### SUPPLIED MATERIAL
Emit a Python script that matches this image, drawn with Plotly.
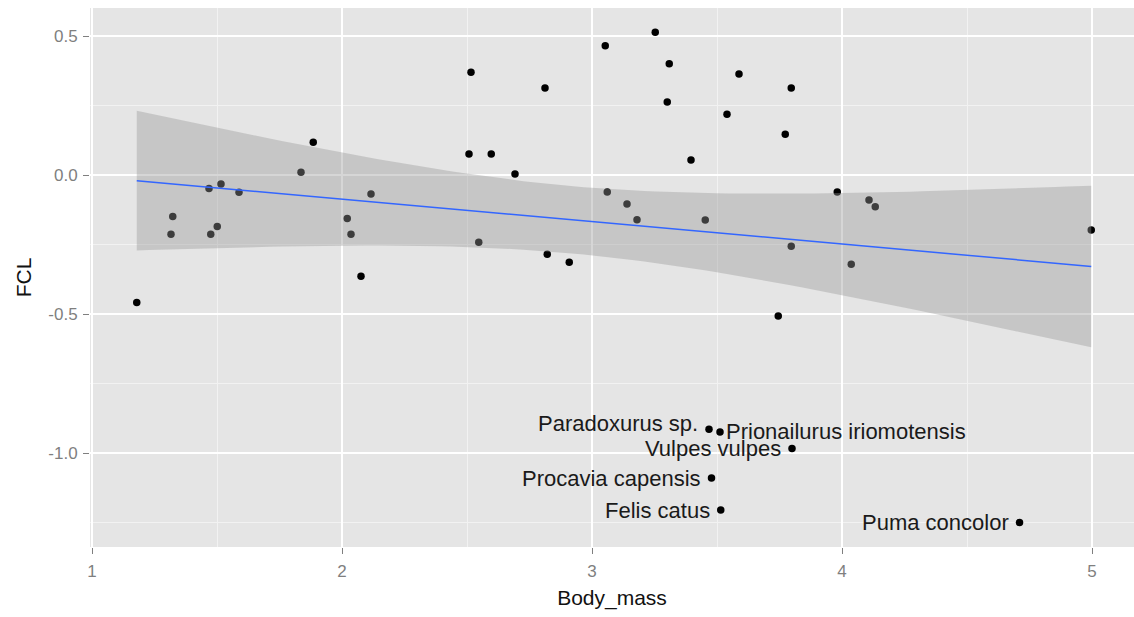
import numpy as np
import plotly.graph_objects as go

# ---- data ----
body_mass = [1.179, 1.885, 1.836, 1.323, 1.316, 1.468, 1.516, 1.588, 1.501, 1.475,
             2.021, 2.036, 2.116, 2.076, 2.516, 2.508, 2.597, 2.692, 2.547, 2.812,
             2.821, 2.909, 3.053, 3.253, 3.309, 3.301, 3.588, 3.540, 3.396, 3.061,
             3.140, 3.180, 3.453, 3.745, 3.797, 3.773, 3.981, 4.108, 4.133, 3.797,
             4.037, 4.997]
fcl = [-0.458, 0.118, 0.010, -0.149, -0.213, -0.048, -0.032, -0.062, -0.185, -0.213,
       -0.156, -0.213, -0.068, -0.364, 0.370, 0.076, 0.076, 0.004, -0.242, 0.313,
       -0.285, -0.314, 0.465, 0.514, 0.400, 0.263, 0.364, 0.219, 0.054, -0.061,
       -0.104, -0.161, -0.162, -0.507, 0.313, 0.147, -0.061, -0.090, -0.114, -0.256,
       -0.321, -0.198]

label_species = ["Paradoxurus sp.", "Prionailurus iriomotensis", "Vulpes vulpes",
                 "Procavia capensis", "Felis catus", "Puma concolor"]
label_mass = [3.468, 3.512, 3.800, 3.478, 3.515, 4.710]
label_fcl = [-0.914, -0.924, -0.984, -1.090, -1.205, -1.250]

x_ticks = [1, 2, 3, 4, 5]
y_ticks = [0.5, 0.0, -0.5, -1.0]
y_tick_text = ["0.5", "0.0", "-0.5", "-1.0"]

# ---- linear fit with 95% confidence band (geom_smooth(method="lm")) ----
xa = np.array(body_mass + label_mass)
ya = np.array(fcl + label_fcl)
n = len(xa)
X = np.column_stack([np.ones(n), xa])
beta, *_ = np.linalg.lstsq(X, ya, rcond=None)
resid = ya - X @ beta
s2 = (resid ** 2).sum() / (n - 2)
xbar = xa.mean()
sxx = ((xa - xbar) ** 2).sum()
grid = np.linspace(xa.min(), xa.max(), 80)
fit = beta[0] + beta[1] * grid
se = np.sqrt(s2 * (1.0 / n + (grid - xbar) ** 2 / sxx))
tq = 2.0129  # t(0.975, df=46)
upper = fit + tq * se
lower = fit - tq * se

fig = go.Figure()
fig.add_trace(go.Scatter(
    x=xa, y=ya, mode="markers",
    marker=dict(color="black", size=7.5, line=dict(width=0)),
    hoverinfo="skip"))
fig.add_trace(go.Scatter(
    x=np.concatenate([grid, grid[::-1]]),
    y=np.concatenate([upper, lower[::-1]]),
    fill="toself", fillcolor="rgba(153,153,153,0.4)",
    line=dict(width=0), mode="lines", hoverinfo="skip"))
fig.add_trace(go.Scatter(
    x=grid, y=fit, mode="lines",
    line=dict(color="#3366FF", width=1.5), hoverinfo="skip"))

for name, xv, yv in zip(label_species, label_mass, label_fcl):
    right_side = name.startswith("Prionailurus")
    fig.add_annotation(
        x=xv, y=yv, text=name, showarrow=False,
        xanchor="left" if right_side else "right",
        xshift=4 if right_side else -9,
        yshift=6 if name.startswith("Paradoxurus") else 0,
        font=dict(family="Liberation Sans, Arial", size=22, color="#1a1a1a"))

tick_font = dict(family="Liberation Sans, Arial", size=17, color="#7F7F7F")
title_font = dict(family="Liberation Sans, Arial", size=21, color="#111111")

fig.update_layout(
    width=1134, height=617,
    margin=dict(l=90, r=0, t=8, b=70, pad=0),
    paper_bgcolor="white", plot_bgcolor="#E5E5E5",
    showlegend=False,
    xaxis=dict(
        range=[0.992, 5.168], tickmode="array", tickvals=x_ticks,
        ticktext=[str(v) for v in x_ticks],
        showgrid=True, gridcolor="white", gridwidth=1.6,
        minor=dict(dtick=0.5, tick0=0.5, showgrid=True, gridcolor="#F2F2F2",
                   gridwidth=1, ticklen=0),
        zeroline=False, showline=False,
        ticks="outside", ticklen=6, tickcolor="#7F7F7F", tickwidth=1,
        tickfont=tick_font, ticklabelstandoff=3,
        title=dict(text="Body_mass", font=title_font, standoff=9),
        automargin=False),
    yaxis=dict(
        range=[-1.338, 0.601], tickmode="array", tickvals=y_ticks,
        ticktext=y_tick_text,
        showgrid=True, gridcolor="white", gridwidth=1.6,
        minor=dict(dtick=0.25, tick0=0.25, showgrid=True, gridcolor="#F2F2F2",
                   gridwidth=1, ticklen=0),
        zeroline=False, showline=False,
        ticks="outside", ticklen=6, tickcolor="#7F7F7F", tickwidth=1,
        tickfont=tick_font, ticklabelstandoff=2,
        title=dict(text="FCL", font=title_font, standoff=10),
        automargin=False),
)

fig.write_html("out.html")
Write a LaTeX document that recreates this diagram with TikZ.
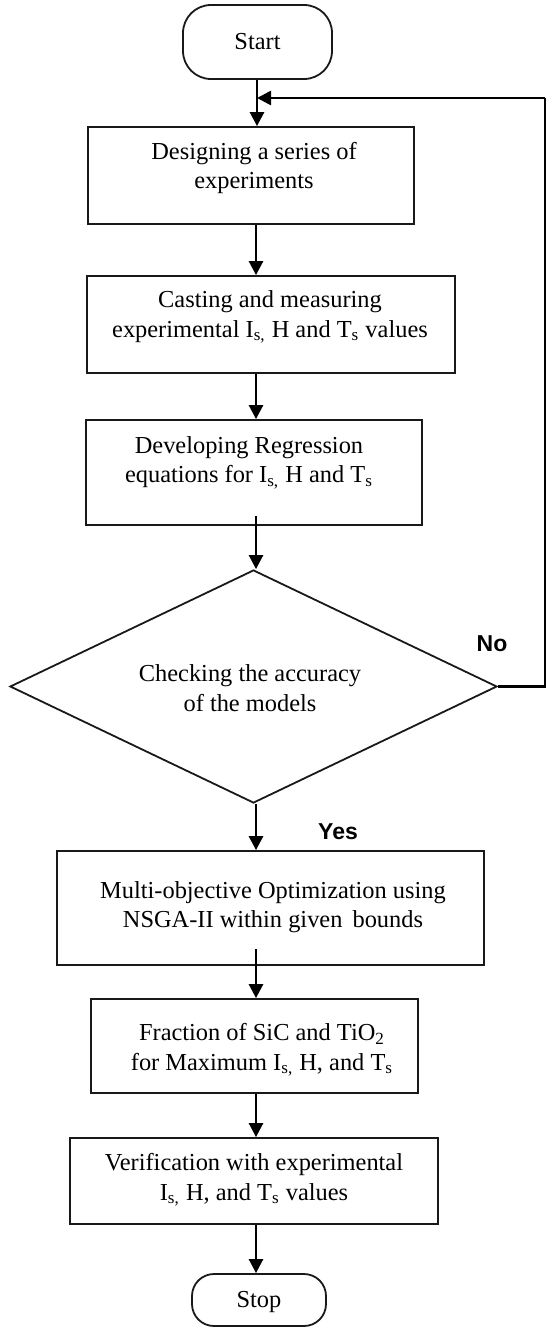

### THE PROBLEM
Without the pictures, restate all of the entries above verbatim.

### EXPECTED ANSWER
Emit a Python script that matches this image, drawn with Plotly.
import numpy as np
import plotly.graph_objects as go

# ---- data ----
body_mass = [1.179, 1.885, 1.836, 1.323, 1.316, 1.468, 1.516, 1.588, 1.501, 1.475,
             2.021, 2.036, 2.116, 2.076, 2.516, 2.508, 2.597, 2.692, 2.547, 2.812,
             2.821, 2.909, 3.053, 3.253, 3.309, 3.301, 3.588, 3.540, 3.396, 3.061,
             3.140, 3.180, 3.453, 3.745, 3.797, 3.773, 3.981, 4.108, 4.133, 3.797,
             4.037, 4.997]
fcl = [-0.458, 0.118, 0.010, -0.149, -0.213, -0.048, -0.032, -0.062, -0.185, -0.213,
       -0.156, -0.213, -0.068, -0.364, 0.370, 0.076, 0.076, 0.004, -0.242, 0.313,
       -0.285, -0.314, 0.465, 0.514, 0.400, 0.263, 0.364, 0.219, 0.054, -0.061,
       -0.104, -0.161, -0.162, -0.507, 0.313, 0.147, -0.061, -0.090, -0.114, -0.256,
       -0.321, -0.198]

label_species = ["Paradoxurus sp.", "Prionailurus iriomotensis", "Vulpes vulpes",
                 "Procavia capensis", "Felis catus", "Puma concolor"]
label_mass = [3.468, 3.512, 3.800, 3.478, 3.515, 4.710]
label_fcl = [-0.914, -0.924, -0.984, -1.090, -1.205, -1.250]

x_ticks = [1, 2, 3, 4, 5]
y_ticks = [0.5, 0.0, -0.5, -1.0]
y_tick_text = ["0.5", "0.0", "-0.5", "-1.0"]

# ---- linear fit with 95% confidence band (geom_smooth(method="lm")) ----
xa = np.array(body_mass + label_mass)
ya = np.array(fcl + label_fcl)
n = len(xa)
X = np.column_stack([np.ones(n), xa])
beta, *_ = np.linalg.lstsq(X, ya, rcond=None)
resid = ya - X @ beta
s2 = (resid ** 2).sum() / (n - 2)
xbar = xa.mean()
sxx = ((xa - xbar) ** 2).sum()
grid = np.linspace(xa.min(), xa.max(), 80)
fit = beta[0] + beta[1] * grid
se = np.sqrt(s2 * (1.0 / n + (grid - xbar) ** 2 / sxx))
tq = 2.0129  # t(0.975, df=46)
upper = fit + tq * se
lower = fit - tq * se

fig = go.Figure()
fig.add_trace(go.Scatter(
    x=xa, y=ya, mode="markers",
    marker=dict(color="black", size=7.5, line=dict(width=0)),
    hoverinfo="skip"))
fig.add_trace(go.Scatter(
    x=np.concatenate([grid, grid[::-1]]),
    y=np.concatenate([upper, lower[::-1]]),
    fill="toself", fillcolor="rgba(153,153,153,0.4)",
    line=dict(width=0), mode="lines", hoverinfo="skip"))
fig.add_trace(go.Scatter(
    x=grid, y=fit, mode="lines",
    line=dict(color="#3366FF", width=1.5), hoverinfo="skip"))

for name, xv, yv in zip(label_species, label_mass, label_fcl):
    right_side = name.startswith("Prionailurus")
    fig.add_annotation(
        x=xv, y=yv, text=name, showarrow=False,
        xanchor="left" if right_side else "right",
        xshift=4 if right_side else -9,
        yshift=6 if name.startswith("Paradoxurus") else 0,
        font=dict(family="Liberation Sans, Arial", size=22, color="#1a1a1a"))

tick_font = dict(family="Liberation Sans, Arial", size=17, color="#7F7F7F")
title_font = dict(family="Liberation Sans, Arial", size=21, color="#111111")

fig.update_layout(
    width=1134, height=617,
    margin=dict(l=90, r=0, t=8, b=70, pad=0),
    paper_bgcolor="white", plot_bgcolor="#E5E5E5",
    showlegend=False,
    xaxis=dict(
        range=[0.992, 5.168], tickmode="array", tickvals=x_ticks,
        ticktext=[str(v) for v in x_ticks],
        showgrid=True, gridcolor="white", gridwidth=1.6,
        minor=dict(dtick=0.5, tick0=0.5, showgrid=True, gridcolor="#F2F2F2",
                   gridwidth=1, ticklen=0),
        zeroline=False, showline=False,
        ticks="outside", ticklen=6, tickcolor="#7F7F7F", tickwidth=1,
        tickfont=tick_font, ticklabelstandoff=3,
        title=dict(text="Body_mass", font=title_font, standoff=9),
        automargin=False),
    yaxis=dict(
        range=[-1.338, 0.601], tickmode="array", tickvals=y_ticks,
        ticktext=y_tick_text,
        showgrid=True, gridcolor="white", gridwidth=1.6,
        minor=dict(dtick=0.25, tick0=0.25, showgrid=True, gridcolor="#F2F2F2",
                   gridwidth=1, ticklen=0),
        zeroline=False, showline=False,
        ticks="outside", ticklen=6, tickcolor="#7F7F7F", tickwidth=1,
        tickfont=tick_font, ticklabelstandoff=2,
        title=dict(text="FCL", font=title_font, standoff=10),
        automargin=False),
)

fig.write_html("out.html")
Write a LaTeX document that recreates this diagram with TikZ.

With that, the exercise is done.